# [Wet Thumb Forum]-DIY C02, brown sugar instead of white sugar???



## jeLcoke (Jan 9, 2006)

I am curious as to whether or not I can substitute the white sugar for brown sugar for the yeast/sugar/water mix...

Brown sugar has molasses which is supposed to help....will this work???? comments....


----------



## KRiley (Jun 30, 2005)

I dont think I would use brown sugar. One it would be slightly more expensive. Two, I think it would be just a gooey mess. It might be harder for the yeast to break it down too. Brow sugar is not usually used in baking.


----------



## John N. (Dec 11, 2005)

It does work. It produces the same amount of C02 for a similar duration. It doesn't hurt to try it out, and compare it for yourself. But I think Riley's right, it's cheaper in the long run to do white sugar.

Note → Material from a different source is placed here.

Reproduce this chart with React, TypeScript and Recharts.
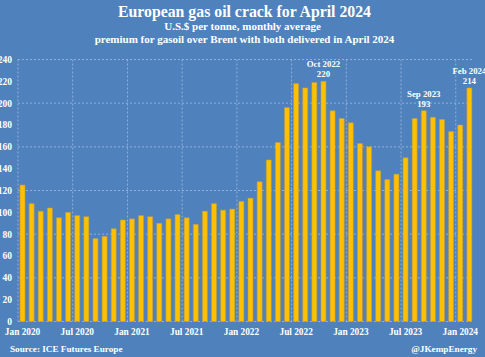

You can try using the "jello method" to increase co2 duration. Fun thing about DIY co2 so many options to experiment with.

-John N.


----------



## lowell (Dec 15, 2005)

hello,i'm quite new here.I would like to ask what is "jello method"?thanks.


----------



## John N. (Dec 11, 2005)

The Jello Method is simply another way to prolong the co2 production. You can find it in the DIY CO2 Index and Guides It's located at the bottom under jello yeast recipes. It has pictures, step by steps, and user accounts. Plus many other links to good DIY co2 articles.

-John N.


----------